Editor's note: This is the eighth in an eight-part series profiling some of the state's basketball stars as 406mtsports.com previews the 2017-18 season.
BELT — For a girl who loves to be outside, Belt senior Dani Urick has certainly made herself at home in gyms across the state.
And she’s intent on savoring this final basketball season with the Huskies.
“I don’t want to wish the season by. I want to take it slow and let it sink in since it’s my last year,” said Urick.
The multi-sport standout has been part of a combined seven straight state basketball and volleyball tournament appearances for the Huskies, with hopes for one more this winter.
Those trips have resulted in three first-place trophies (two in basketball and the school’s first volleyball championship), two runner-up volleyball trophies and one third-place trophy in girls basketball her freshman year. And if that’s not enough, Urick has also made the Class C state track meet each year of her high school career.
“It’s kind of tough. It gets overwhelming with sports having one every season," said Urick.
But asking her to pick a favorite is a tough call.
“(Basketball) was definitely my favorite sport growing up, but as I’ve gotten more into volleyball I like it a lot, too,” said Urick.

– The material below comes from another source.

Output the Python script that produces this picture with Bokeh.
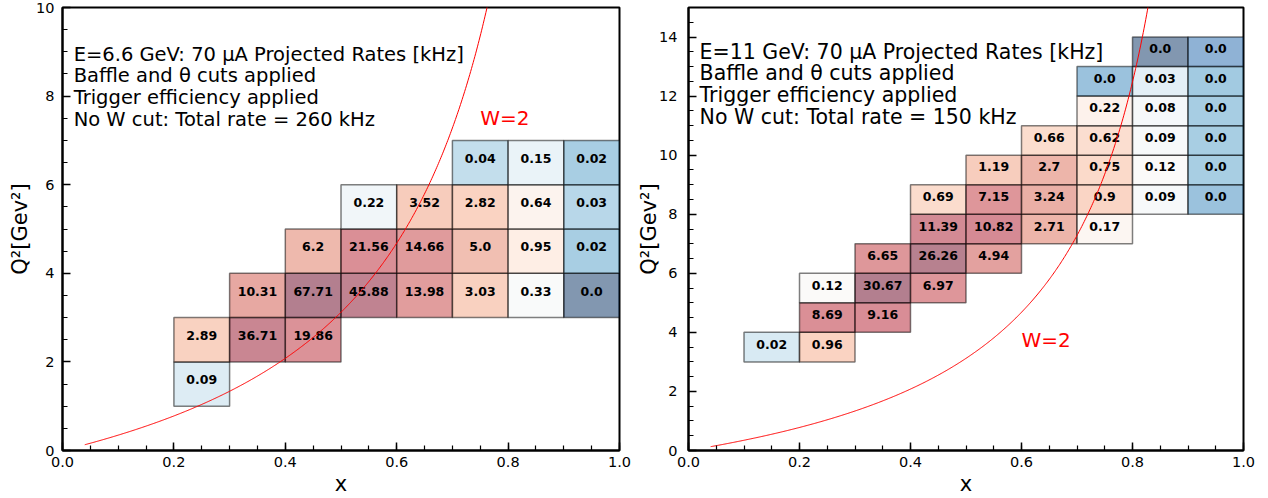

Perhaps more than others, Class C athletes grow up on the sidelines of gyms that bind communities together, watching their older counterparts before stepping into their shoes. Urick, who has been in the same school since kindergarten, is no exception to this.
“I looked up to my sister (Emily Urick) a lot, usually I won’t admit that, but I did,” Urick said. “When she was a senior, I think I was in sixth grade, so I kind of grew up watching her play.”
And the legacy is mounted to the walls of the school in the form of state trophies and the banners in the gym recording state championships.
But when asked if the expectations for success ever get overwhelming, the 5-foot-8 guard is both reserved and pragmatic.
“Yeah, and that everyone wants to beat us gets really overwhelming, too, so we know we’ve got to play our best because everyone seems to play their best against us. So we play to our full potential every game,” said Urick.
An all-conference and all-state honoree for each year of her high school career, Urick has gone from the Huskies’ sixth-man her freshman year to the stalwart starter the Huskies depend on in big games, as evidenced by her 23 points in last year’s state championship game against Arlee.
“The last couple years she has turned into more of a ‘take-the-game-over’ kind of person. She’s very shy and unassuming if you get to know her. She doesn’t like to talk much, she’s very quiet, doesn’t like the spotlight,” Belt coach Jeff Graham said. “But the last couple years, you know, like her sophomore year on, she started to kind of take things over and want the ball in big games, just kind of step up to the moment. She’s done that in volleyball and track and everything.”
But Urick doesn’t seem to be motivated by the stat lines.
“Dani never even had double digits until last year," Graham said. "(Our team is) just very unselfish, but you know everyone kind of knows that she’s our leader and gets us going because she can just make things happen."
“When I was a freshman, I was looking up to the seniors and juniors, but now I can kind of see those guys are looking up to me so I’m going to do my best to lead by example on the court and off the court the best I can,” said Urick.
“She’s not a really rah-rah person,” said Graham. "You know, she goes in the weight room, she does her work, same as the classroom. She’s just kind of a quiet down-to-earth girl.”
And while she’s still undecided about where or if to continue her playing career past high school, she knows what she’ll miss the most.
“The team bonding is what I’m really going to miss,” said Urick. “Spending time with all my teammates, you know, they’re all my best friends. So it’s going to be sad when that’s over."
But it's not quite yet over. And although the time spent in gyms over her high school career has certainly outnumbered the amount of time she's had to spend outside hiking, hunting and fishing, she has managed to find moments for her other passions outside four walls. She's learned to fly fish and shot a 5-by-5 mule deer this fall.
“This hunting season I barely got any time. You know, mom’s not a big fan of letting me miss school, so if that wasn’t the case, I’d probably be out every day,” Urick said with a laugh.